OBJECTIVE:
Copy out the listing that follows, exactly, without its pictures.

* * *

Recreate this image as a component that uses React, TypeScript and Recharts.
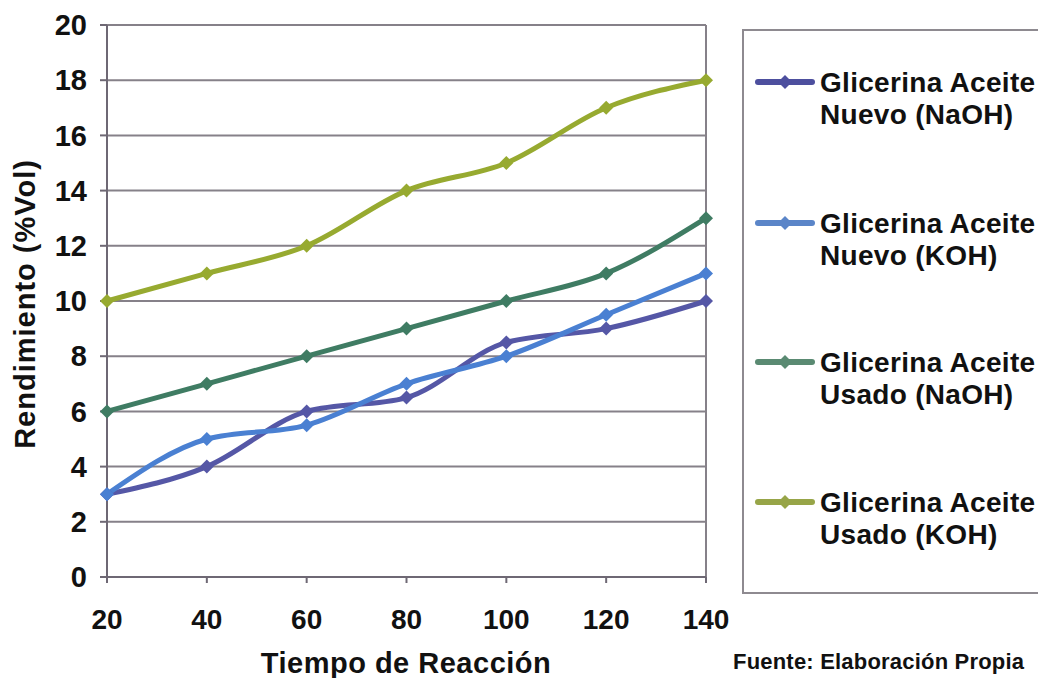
import React from 'react';
import { LineChart, Line, XAxis, YAxis, CartesianGrid, ReferenceLine, Label } from 'recharts';

const tiempos = [20, 40, 60, 80, 100, 120, 140];
const nuevoNaOH = [3, 4, 6, 6.5, 8.5, 9, 10];
const nuevoKOH = [3, 5, 5.5, 7, 8, 9.5, 11];
const usadoNaOH = [6, 7, 8, 9, 10, 11, 13];
const usadoKOH = [10, 11, 12, 14, 15, 17, 18];
const yTicks = [0, 2, 4, 6, 8, 10, 12, 14, 16, 18, 20];

const SERIES = [
  { key: 'nuevoNaOH', l1: 'Glicerina Aceite', l2: 'Nuevo (NaOH)', color: '#5557a6', legend: '#4d4f9e' },
  { key: 'nuevoKOH', l1: 'Glicerina Aceite', l2: 'Nuevo (KOH)', color: '#4a80d2', legend: '#5b85c8' },
  { key: 'usadoNaOH', l1: 'Glicerina Aceite', l2: 'Usado (NaOH)', color: '#3f7c63', legend: '#5a8a72' },
  { key: 'usadoKOH', l1: 'Glicerina Aceite', l2: 'Usado (KOH)', color: '#97aa30', legend: '#97a548' },
];

const data = tiempos.map((t, i) => ({
  t,
  nuevoNaOH: nuevoNaOH[i],
  nuevoKOH: nuevoKOH[i],
  usadoNaOH: usadoNaOH[i],
  usadoKOH: usadoKOH[i],
}));

const FONT = '"Liberation Sans", Arial, sans-serif';

const diamond = (color: string) => (props: any) => {
  const { cx, cy, index } = props;
  if (cx == null || cy == null) return <g key={index} />;
  const r = 7;
  return (
    <polygon
      key={index}
      points={`${cx},${cy - r} ${cx + r},${cy} ${cx},${cy + r} ${cx - r},${cy}`}
      fill={color}
    />
  );
};

// y of each legend marker line
const legendMarks = [82, 223, 362, 502];

export default function App() {
  return (
    <div style={{ position: 'fixed', left: 0, top: 0, width: 1038, height: 678, overflow: 'hidden', background: '#fff', fontFamily: FONT }}>
      <LineChart width={1038} height={678} data={data} margin={{ top: 25, right: 332, bottom: 0, left: 0 }}>
        <CartesianGrid vertical={false} stroke="#868189" strokeWidth={2} />
        <ReferenceLine x={140} stroke="#868189" strokeWidth={2} />
        <XAxis
          dataKey="t"
          type="number"
          domain={[20, 140]}
          ticks={tiempos}
          height={101}
          stroke="#6e6874"
          strokeWidth={2}
          tickSize={6}
          tickMargin={26}
          tick={{ fill: '#111', fontSize: 28, fontWeight: 700, fontFamily: FONT }}
        >
          <Label
            content={() => (
              <text x={406} y={673} textAnchor="middle" fill="#111" fontSize={29} fontWeight={700} fontFamily={FONT} letterSpacing={0.5}>
                Tiempo de Reacción
              </text>
            )}
          />
        </XAxis>
        <YAxis
          domain={[0, 20]}
          ticks={yTicks}
          width={107}
          stroke="#6e6874"
          strokeWidth={2}
          tickSize={7}
          tickMargin={13}
          tick={{ fill: '#111', fontSize: 29, fontWeight: 700, fontFamily: FONT }}
        >
          <Label
            content={() => (
              <text transform="translate(35, 304) rotate(-90)" textAnchor="middle" fill="#111" fontSize={29} fontWeight={700} fontFamily={FONT} letterSpacing={1}>
                Rendimiento (%Vol)
              </text>
            )}
          />
        </YAxis>
        {SERIES.map((s) => (
          <Line
            key={s.key}
            type="monotone"
            dataKey={s.key}
            stroke={s.color}
            strokeWidth={5}
            dot={diamond(s.color)}
            activeDot={false}
            isAnimationActive={false}
          />
        ))}
      </LineChart>
      <div style={{ position: 'absolute', left: 742, top: 29, width: 360, height: 561, border: '2px solid #8e8a90' }} />
      {SERIES.map((s, i) => (
        <div key={s.key} style={{ position: 'absolute', left: 0, top: 0 }}>
          <svg width={62} height={20} style={{ position: 'absolute', left: 754, top: legendMarks[i] - 10 }}>
            <line x1={4} y1={10} x2={58} y2={10} stroke={s.legend} strokeWidth={6} strokeLinecap="round" />
            <polygon points="31,3 38,10 31,17 24,10" fill={s.legend} />
          </svg>
          <div style={{ position: 'absolute', left: 820, top: legendMarks[i] - 15, fontSize: 28, fontWeight: 700, lineHeight: '32px', color: '#111', whiteSpace: 'nowrap', letterSpacing: 0.3 }}>
            {s.l1}
            <br />
            {s.l2}
          </div>
        </div>
      ))}
      <div style={{ position: 'absolute', left: 733, top: 651, fontSize: 22, lineHeight: '22px', fontWeight: 700, color: '#111', whiteSpace: 'nowrap', letterSpacing: 0.2 }}>
        Fuente: Elaboración Propia
      </div>
    </div>
  );
}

* * *

SOLUTION TO THIS PROBLEM:
Recreate this image as a component that uses React, TypeScript and Recharts.
import React from 'react';
import { LineChart, Line, XAxis, YAxis, CartesianGrid, ReferenceLine, Label } from 'recharts';

const tiempos = [20, 40, 60, 80, 100, 120, 140];
const nuevoNaOH = [3, 4, 6, 6.5, 8.5, 9, 10];
const nuevoKOH = [3, 5, 5.5, 7, 8, 9.5, 11];
const usadoNaOH = [6, 7, 8, 9, 10, 11, 13];
const usadoKOH = [10, 11, 12, 14, 15, 17, 18];
const yTicks = [0, 2, 4, 6, 8, 10, 12, 14, 16, 18, 20];

const SERIES = [
  { key: 'nuevoNaOH', l1: 'Glicerina Aceite', l2: 'Nuevo (NaOH)', color: '#5557a6', legend: '#4d4f9e' },
  { key: 'nuevoKOH', l1: 'Glicerina Aceite', l2: 'Nuevo (KOH)', color: '#4a80d2', legend: '#5b85c8' },
  { key: 'usadoNaOH', l1: 'Glicerina Aceite', l2: 'Usado (NaOH)', color: '#3f7c63', legend: '#5a8a72' },
  { key: 'usadoKOH', l1: 'Glicerina Aceite', l2: 'Usado (KOH)', color: '#97aa30', legend: '#97a548' },
];

const data = tiempos.map((t, i) => ({
  t,
  nuevoNaOH: nuevoNaOH[i],
  nuevoKOH: nuevoKOH[i],
  usadoNaOH: usadoNaOH[i],
  usadoKOH: usadoKOH[i],
}));

const FONT = '"Liberation Sans", Arial, sans-serif';

const diamond = (color: string) => (props: any) => {
  const { cx, cy, index } = props;
  if (cx == null || cy == null) return <g key={index} />;
  const r = 7;
  return (
    <polygon
      key={index}
      points={`${cx},${cy - r} ${cx + r},${cy} ${cx},${cy + r} ${cx - r},${cy}`}
      fill={color}
    />
  );
};

// y of each legend marker line
const legendMarks = [82, 223, 362, 502];

export default function App() {
  return (
    <div style={{ position: 'fixed', left: 0, top: 0, width: 1038, height: 678, overflow: 'hidden', background: '#fff', fontFamily: FONT }}>
      <LineChart width={1038} height={678} data={data} margin={{ top: 25, right: 332, bottom: 0, left: 0 }}>
        <CartesianGrid vertical={false} stroke="#868189" strokeWidth={2} />
        <ReferenceLine x={140} stroke="#868189" strokeWidth={2} />
        <XAxis
          dataKey="t"
          type="number"
          domain={[20, 140]}
          ticks={tiempos}
          height={101}
          stroke="#6e6874"
          strokeWidth={2}
          tickSize={6}
          tickMargin={26}
          tick={{ fill: '#111', fontSize: 28, fontWeight: 700, fontFamily: FONT }}
        >
          <Label
            content={() => (
              <text x={406} y={673} textAnchor="middle" fill="#111" fontSize={29} fontWeight={700} fontFamily={FONT} letterSpacing={0.5}>
                Tiempo de Reacción
              </text>
            )}
          />
        </XAxis>
        <YAxis
          domain={[0, 20]}
          ticks={yTicks}
          width={107}
          stroke="#6e6874"
          strokeWidth={2}
          tickSize={7}
          tickMargin={13}
          tick={{ fill: '#111', fontSize: 29, fontWeight: 700, fontFamily: FONT }}
        >
          <Label
            content={() => (
              <text transform="translate(35, 304) rotate(-90)" textAnchor="middle" fill="#111" fontSize={29} fontWeight={700} fontFamily={FONT} letterSpacing={1}>
                Rendimiento (%Vol)
              </text>
            )}
          />
        </YAxis>
        {SERIES.map((s) => (
          <Line
            key={s.key}
            type="monotone"
            dataKey={s.key}
            stroke={s.color}
            strokeWidth={5}
            dot={diamond(s.color)}
            activeDot={false}
            isAnimationActive={false}
          />
        ))}
      </LineChart>
      <div style={{ position: 'absolute', left: 742, top: 29, width: 360, height: 561, border: '2px solid #8e8a90' }} />
      {SERIES.map((s, i) => (
        <div key={s.key} style={{ position: 'absolute', left: 0, top: 0 }}>
          <svg width={62} height={20} style={{ position: 'absolute', left: 754, top: legendMarks[i] - 10 }}>
            <line x1={4} y1={10} x2={58} y2={10} stroke={s.legend} strokeWidth={6} strokeLinecap="round" />
            <polygon points="31,3 38,10 31,17 24,10" fill={s.legend} />
          </svg>
          <div style={{ position: 'absolute', left: 820, top: legendMarks[i] - 15, fontSize: 28, fontWeight: 700, lineHeight: '32px', color: '#111', whiteSpace: 'nowrap', letterSpacing: 0.3 }}>
            {s.l1}
            <br />
            {s.l2}
          </div>
        </div>
      ))}
      <div style={{ position: 'absolute', left: 733, top: 651, fontSize: 22, lineHeight: '22px', fontWeight: 700, color: '#111', whiteSpace: 'nowrap', letterSpacing: 0.2 }}>
        Fuente: Elaboración Propia
      </div>
    </div>
  );
}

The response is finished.